Assume that if I spend two coupons on item 1, then both x1 and x2 are one. This implies the constraint
x1 >= x2
With similar constraints for the other items, e.g.,
x3 >= x4
x4 >= x5
The amount saved is
Saved = 10 x1 + 5 x2 + 0 x3 + 5 x4 + 10 x5 + ...
If you want to find the most money saved with a fixed number of coupons, then you want to minimize Saved subject to the constraints above and the additional constraint:
coupon count = x1 + x2 + x3 + ...
This works for any matrix and number of items. Changing notation (and feeling sad that I can't do subscripts), let 0 <= y_ij <= 1 be one if j coupons are spent on item number i.

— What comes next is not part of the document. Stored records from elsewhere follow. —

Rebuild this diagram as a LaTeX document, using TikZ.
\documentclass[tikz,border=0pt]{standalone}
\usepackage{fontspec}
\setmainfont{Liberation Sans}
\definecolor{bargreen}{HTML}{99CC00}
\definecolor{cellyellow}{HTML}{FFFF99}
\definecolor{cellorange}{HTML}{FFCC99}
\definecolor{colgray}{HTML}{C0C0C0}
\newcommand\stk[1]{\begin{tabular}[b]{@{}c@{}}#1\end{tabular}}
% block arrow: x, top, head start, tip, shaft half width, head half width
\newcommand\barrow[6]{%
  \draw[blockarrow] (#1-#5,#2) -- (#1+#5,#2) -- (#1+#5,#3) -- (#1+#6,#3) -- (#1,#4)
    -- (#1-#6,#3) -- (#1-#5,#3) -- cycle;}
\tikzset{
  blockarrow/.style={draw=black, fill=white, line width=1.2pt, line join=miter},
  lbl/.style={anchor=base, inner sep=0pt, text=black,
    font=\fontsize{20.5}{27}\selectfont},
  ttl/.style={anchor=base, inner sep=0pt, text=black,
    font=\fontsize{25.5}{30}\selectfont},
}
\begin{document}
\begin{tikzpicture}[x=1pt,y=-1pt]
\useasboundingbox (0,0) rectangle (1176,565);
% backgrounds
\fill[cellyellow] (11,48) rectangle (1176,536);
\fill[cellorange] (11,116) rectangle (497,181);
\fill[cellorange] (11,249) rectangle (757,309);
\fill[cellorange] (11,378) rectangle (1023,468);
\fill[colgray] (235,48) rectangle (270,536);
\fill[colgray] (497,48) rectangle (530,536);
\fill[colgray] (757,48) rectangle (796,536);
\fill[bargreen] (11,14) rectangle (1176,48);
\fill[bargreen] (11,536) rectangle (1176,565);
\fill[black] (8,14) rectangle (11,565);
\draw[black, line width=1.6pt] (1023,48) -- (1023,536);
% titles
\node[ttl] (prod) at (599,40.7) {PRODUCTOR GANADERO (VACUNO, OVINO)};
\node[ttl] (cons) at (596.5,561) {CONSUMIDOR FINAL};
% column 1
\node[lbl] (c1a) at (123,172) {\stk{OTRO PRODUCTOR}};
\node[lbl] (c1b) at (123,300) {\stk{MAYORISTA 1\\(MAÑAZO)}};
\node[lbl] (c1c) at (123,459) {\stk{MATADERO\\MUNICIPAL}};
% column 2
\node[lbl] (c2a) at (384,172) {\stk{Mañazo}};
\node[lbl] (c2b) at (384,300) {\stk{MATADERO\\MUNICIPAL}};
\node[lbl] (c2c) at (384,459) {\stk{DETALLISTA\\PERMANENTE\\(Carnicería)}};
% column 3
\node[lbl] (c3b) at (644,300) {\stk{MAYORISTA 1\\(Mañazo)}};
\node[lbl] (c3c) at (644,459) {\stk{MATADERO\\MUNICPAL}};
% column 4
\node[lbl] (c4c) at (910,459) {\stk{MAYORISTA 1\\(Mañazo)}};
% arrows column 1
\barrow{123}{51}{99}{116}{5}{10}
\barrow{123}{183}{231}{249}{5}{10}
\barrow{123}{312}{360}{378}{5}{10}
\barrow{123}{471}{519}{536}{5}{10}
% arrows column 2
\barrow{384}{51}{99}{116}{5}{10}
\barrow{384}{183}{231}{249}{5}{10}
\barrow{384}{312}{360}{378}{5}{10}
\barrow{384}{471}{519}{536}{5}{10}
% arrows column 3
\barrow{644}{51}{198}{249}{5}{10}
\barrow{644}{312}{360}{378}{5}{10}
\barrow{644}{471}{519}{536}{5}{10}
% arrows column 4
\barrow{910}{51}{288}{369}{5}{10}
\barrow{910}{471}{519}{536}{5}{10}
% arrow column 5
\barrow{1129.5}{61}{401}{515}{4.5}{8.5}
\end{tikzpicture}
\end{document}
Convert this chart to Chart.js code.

The we have the constraints
y_i(j-1) >= y_ij
If the amount saved from spending j coupons on item i is M_ij, where we define M_i0 = 0, then maximize
Saved = Sum_ij (M_ij - M_i(j-1)) y_ij
subject to the above constraints and
coupon count = Sum_ij y_ij
(The italics formatting doesn't seem to be working here)
I suspect some kind of sorted list for memoizing each coupon-count can help here.
for example, if you have 4 coupons, the optimum is possibly:
using all 4 on something. You have to check all these new prices.
using 3 and 1. either the 3-item is the optimal solution for 3 coupons, or that item overlaps with the three top choices for 1-coupon items, in which case you need to find the best combination of one of the three best 1-coupon and 3-coupon items.
using 2 and 2. find top 3 2-items. if #1 and #2 overlap, #1 and #3 , unless they also overlap, in which case #2 and #3 don't.
this answer is pretty vague.. I need to put more thought into it.
This problem is similar in concept to the Traveling Salesman problem where O(n!) is the best for finding the optimal solution. There are several shortcuts that can be taken but they required lots and lots of time to discover, which I doubt you have.
Checking each possible combination is going to be the best use of your time, assuming we are dealing with small numbers of coupons. Make the client wait a bit instead of you spending years on it.